Texas Drone Research Center Conducting Tests
SARITA, Texas (AP) -- The next big thing in American aviation sounds and looks like an oversized leaf blower with wings and a tail, has duct tape keeping some of its pieces in place and must be carried to a catapult that sends it into flight.
About two weeks after winning approval as one of only a handful of federal test sites, researchers from Texas A&M University-Corpus Christi are putting their unmanned remote-controlled aircraft, commonly known as drones, in the air this week for another round of test flights.
An unmanned aerial vehicle known as an RS-16 took off Wednesday on the first of several flights from a gas-propelled catapult at a Kenedy County ranch in far South Texas and headed up to nearly 3,000 feet over the Gulf Coast.
About 90 minutes later, it returned safely, skidding to a stop on its belly — it doesn't have landing wheels — on a sandy dry lake bed about 8 miles inland.
Texas is among six states designated by the Federal Aviation Administration to develop test sites for drones, and the university is supervising 11 sites throughout the state. The testing is seen as a critical step in a blossoming industry that could be worth billions of dollars and result in thousands of unmanned working in commercial and research applications.
"We're still in a kind of developmental stage," David Bridges, director of the university's unmanned aircraft systems project said. "We're maturing the operation, taking data, getting to our faculty. They're looking at it, see if they can use it or how we might need to change to get data.
"We're basically using this area as our laboratory."
The military and some law enforcement agencies already employ the devices, but the FAA doesn't currently allow commercial use of drones. It is working, however, to develop guidelines for use by the end of 2015, although officials concede the project may take longer. The agency projects some 7,500 commercial drones could be aloft within five years of getting widespread access to the skies above America.

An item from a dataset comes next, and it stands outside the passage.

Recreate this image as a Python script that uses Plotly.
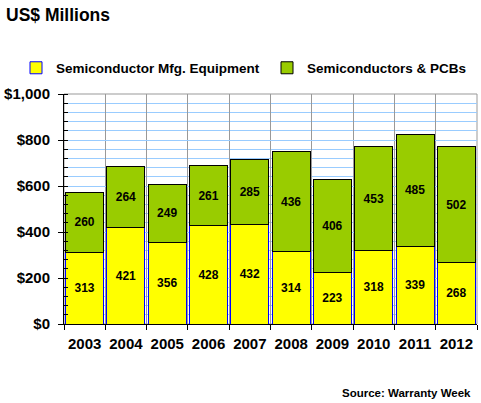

Texas A&M-Corpus Christi has been researching how to use the drones to detect oil spills and wildfire hotspots, monitor hurricanes and count cattle for ranchers.
The plane itself weighs about 85 pounds at takeoff, can reach a speed of 65 knots, has a wingspan of just under 13 feet and can carry a payload of 25 pounds. It's made of carbon fiber material. The RS in its title stands for Recon System.
The aircraft and its technology cost about $200,000.
Rather than a roar, it takes off with a clang, a metal catapult firing it into the sky. The small engine turning a single propeller sounds like a home garden implement because it is: a Honda engine from a garden tiller.
"It's a small one, but it's rugged and has high torque," Bridges explained.
Gabe Ladd, one of about a half-dozen technicians inside a truck trailer that serves as the onsite control center for this week's tests, examined aerial photos of sea grass captured in visible photos, thermal images and ultraviolet infrared images. The results could allow scientists to determine the health of the grass environment "from year to year, season to season," he said.
In 2012, Congress passed legislation directing the FAA to integrate unmanned aerial systems into the nation's airspace by 2015. The test sites, like the one in South Texas, are the FAA's way of gathering data to deal with privacy and safety issues, like how to keep the drones from flying into other objects.
Part of the research now involves communication issues. The aircraft, for instance, has been losing radio contact in some spots; it's programmed to return to its launch area if it doesn't receive a command within a couple of minutes. According to federal rules, the drone must be visible from the ground or have a chase plane trailing it.
"The unmanned aircraft doesn't have see-and-avoid capability," Bridges said. "Specifically, what the FAA wants out of these test sites is research into technology and procedures so unmanned aircraft can be integrated into manned airspace, the national airspace, so they can operate safely side by side.
"That's the whole point of all this and a lot of research at the test sites will be specifically that."